While outfitting the country’s vast highway system with piezoelectric crystals and censors will certainly prove to be a massive project, U.S. cities are also looking to benefit from IoT tech. A number of cities have already begun integrating the IoT with basic infrastructure. These smart transportation initiatives include more intelligent traffic lights, data collection, and new routes for public transit outfitted with tech designed to reduce costs, increase safety, and alleviate congestion.
Transportation is only one aspect of the United States’ infrastructure challenges, but perhaps the most pressing is the country’s energy infrastructure, which has come under fire due to high profile pipeline leaks and its shocking susceptibility to malicious cyber-attack.
The Internet of Energy
It’s no secret that fossil fuels will reign as the go-to source of energy around the world for years to come, but distribution and management is currently a huge issue which stands to benefit from a tech overhaul.
The United States loses billions every year due to inadequate, old, or mismanaged energy infrastructure. Just a few weeks ago, there was a leak from the controversial Keystone pipeline, spilling up to 200,000 gallons of crude oil in South Dakota. Not only is this a costly problem for taxpayers, it is extremely detrimental to the environment. The Internet of Things looks not only to address some of these issues, but create even greater efficiency than previously thought possible.

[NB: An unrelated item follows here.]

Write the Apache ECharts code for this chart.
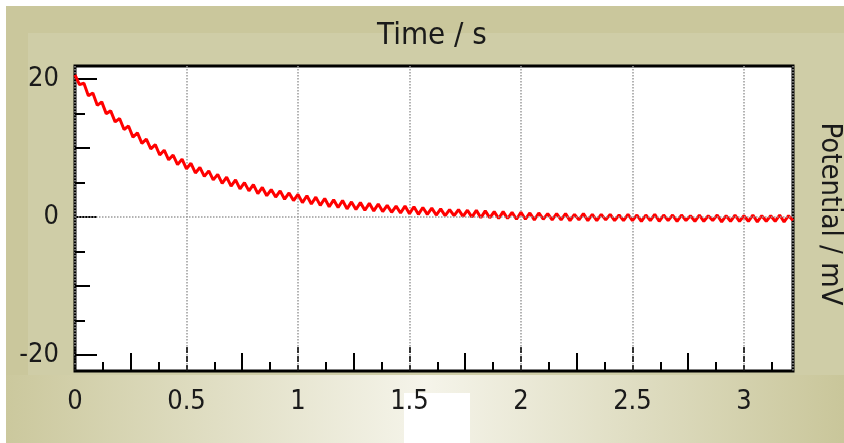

Using smart sensor networks and artificial intelligence, oil and gas pipelines, nuclear plants, or even hydro-electric dams can be monitored and shut down the second there is an issue, giving way to a new era of safety.
In addition to the safety concerns which can be addressed by the IoT, the tech can completely transform the entire supply chain. In a system where getting from point A to point B is riddled with middle-men, unnecessary delays, and lost supplies, smarter monitoring of the chain will give way to cheaper energy and a more streamlined delivery of the end-product.
Renewables stand to benefit, as well. With a greater focus on smaller, smarter, and more independent grids, powered by renewable energy, the Internet of Things may very well be the answer the industry has been looking for. Producers and consumers will be connected in a new way, with the flow of energy carefully monitored and distributed in the most efficient manner possible.
With all of these interconnected censors spread throughout tomorrow’s energy infrastructure, there is also a tremendous amount of data being collected. Using this data, it is fair to suggest that the industry as a whole will be able to be analyzed and improved over time. But building and maintaining this huge collection of data and connecting the country’s most critical infrastructure on such a level also gives way to a new challenge – protecting it against malicious cyber-threats.
The Internet of Blockchain
There have already been several high-profile attacks on critical infrastructure around the world, with the most notable being Ukraine’s wide spread power outages in 2015 and 2016, which highlights a pressing need for new solutions to secure our grids. While it’s not entirely clear exactly how vulnerable America’s infrastructure is to malicious attack, the Federal Energy Regulatory Commission (FERC) has expressed its concerns.
John Wellinghoff, former chair of the FERC, noted: “We never anticipated that our critical infrastructure control systems would be facing advanced levels of malware.”
Enter blockchain tech. The decentralized nature of the technology creates a system which requires no approval from a single authority, and a ledger in which the blocks and transactions within the blocks created are viewable by anyone, while the content of the transactions remain private.
Sending and storing the vast amounts of information created by the IoT becomes seamless and secure. Because the information sent is unable to be changed or redirected, potential threats to the infrastructure are decreased drastically.
Though security risks are greatly reduced with new technology, it is not entirely free from potential attacks. Social engineering is already a huge piece of the hacking puzzle. Pretexting, phishing, and even tailgating have all been used to gain entry to some of the most secure places on the planet. While technology has the potential to create a safer world, it Is still up to the people in vulnerable positions to remain vigilant.